Intimidades, de Katie Kitamura, com tradução de Tânia Ganho, chegou recentemente às livrarias. Publicado pela Quetzal, representa a estreia desta autora norte-americana em Portugal. Assinale-se que o nome da tradutora já se converteu em selo de qualidade, como convém, aliás, a este livro que se apresenta como “um romance preciso e astuto sobre os paradoxos da linguagem”.
Intimidades lê-se como um thriller psicológico e arrebata-nos logo nas primeiras páginas. Numa prosa límpida, narrada na primeira pessoa, uma intérprete do Tribunal Internacional de Haia recém-chegada conta-nos como ainda se encontra a conhecer a cidade, a fazer as suas primeiras amizades. Quando chegamos ao primeiro capítulo percebemos que a narrativa, tão simples e aparentemente isenta, de súbito nos agarra e envolve subtilmente em mistério.
Ao longo dos capítulos seguintes, a aura de suspense adensa-se, sem nunca se tornar declarada. Quase nem nos apercebemos que nunca chegamos a saber o nome desta mulher, como se fosse uma consequência do apagamento da sua identidade que o trabalho lhe exige, pois enquanto intérprete é importante ser-se discreto, quase invisível, e conseguir inclusivamente ressoar as entoações e emoções do discurso que lhe chega. Contudo, entretanto, ficámos a saber que esta jovem intérprete é uma mulher de muitas línguas e identidades. Falante nativa de inglês e japonês, por causa dos pais, e fluente em francês, por ter passado a infância em Paris, também estudou espanhol e alemão; o seu jeito para línguas é de tal ordem que aprende neerlandês só de o ouvir falar ao longo das viagens de autocarro.
Envolvida com um homem que ainda não se desligou da mulher, embora ela tenha ido para Lisboa com os filhos, e muito próxima de Jana, uma amiga que mal acaba de se mudar para um novo apartamento testemunha um ato de violência que a deixa obcecada, a protagonista vê-se ainda envolvida numa situação política explosiva ao servir de intérprete no julgamento de um antigo presidente acusado de crimes de guerra.
Uma leitura compulsiva e empolgante que aborda os meandros do trabalho de intérprete num cenário peculiar.
Num crescendo inquietante, o leitor torna-se cativo da incerta fidedignidade do relato da narradora. Todos os acontecimentos são filtrados pela sua perspectiva e mesmo as falas das personagens são-nos transmitidas mais ou menos indirectamente pela intérprete (bastante propensa aliás a interpretar demasiado o que observa) que serve permanentemente de filtro. É ela quem nos transmite o que é dito, como é dito, o que se queria realmente dizer, com que intenção, com que significado.

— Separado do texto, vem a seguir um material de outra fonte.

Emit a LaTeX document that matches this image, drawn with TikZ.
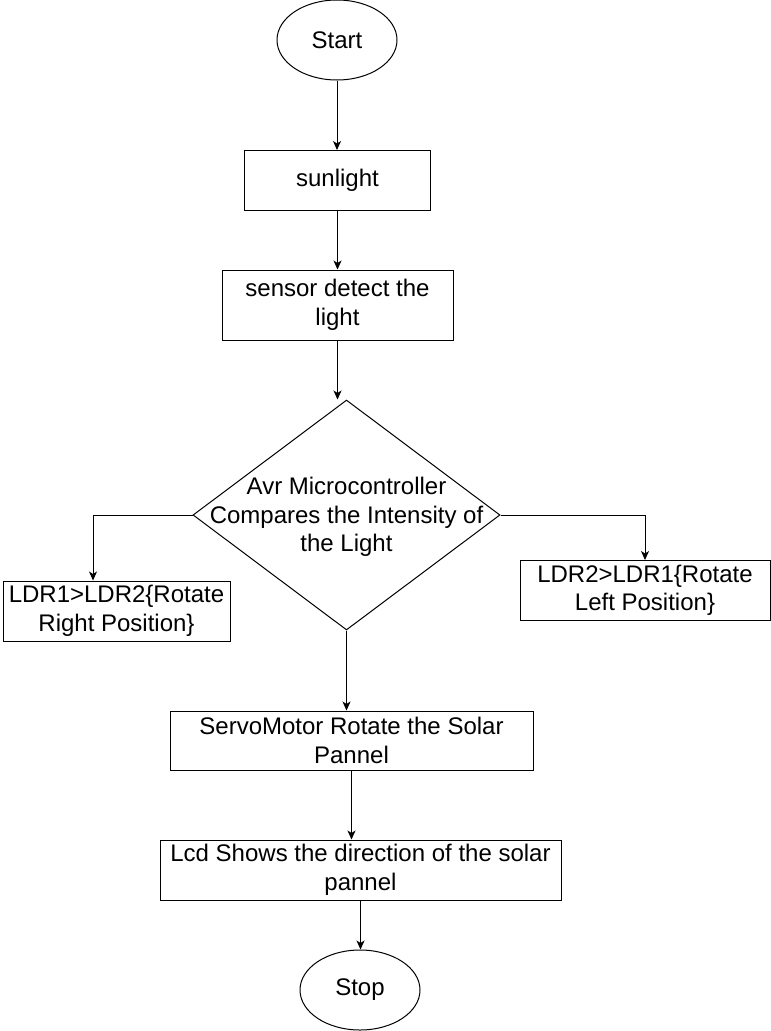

Um livro sobre a linguagem que se constrói naturalmente mediante uma linguagem própria. Daí a importância de uma tradução que encontre o tom certo, sem criar ruído nem deturpações. Conforme nos diz a protagonista: “O meu trabalho é tornar o espaço entre as línguas o mais pequeno possível.” (p. 105). Tânia Ganho também o consegue muito bem, como tantos outros tradutores que permanecem quase sempre invisíveis (mais recentemente, algumas editoras começaram a destacar o nome do tradutor na capa).
Katie Kitamura nasceu na Califórnia em 1979. É licenciada pela Universidade de Princeton e doutorada em Literatura pelo London Consortium. Escreve regularmente para os jornais The Guardian, The New York Times e para a revista Wired. É autora de cinco livros de ficção e não-ficção, dois deles finalistas do New York Public Library Young Lions Fiction Award. O seu romance anterior, A Separation, foi escolhido como livro do ano pelo New York Times e pelo PBS NewsHour/New York Times Book Club; aclamado pelos seus pares e pela crítica, está a ser adaptado ao cinema.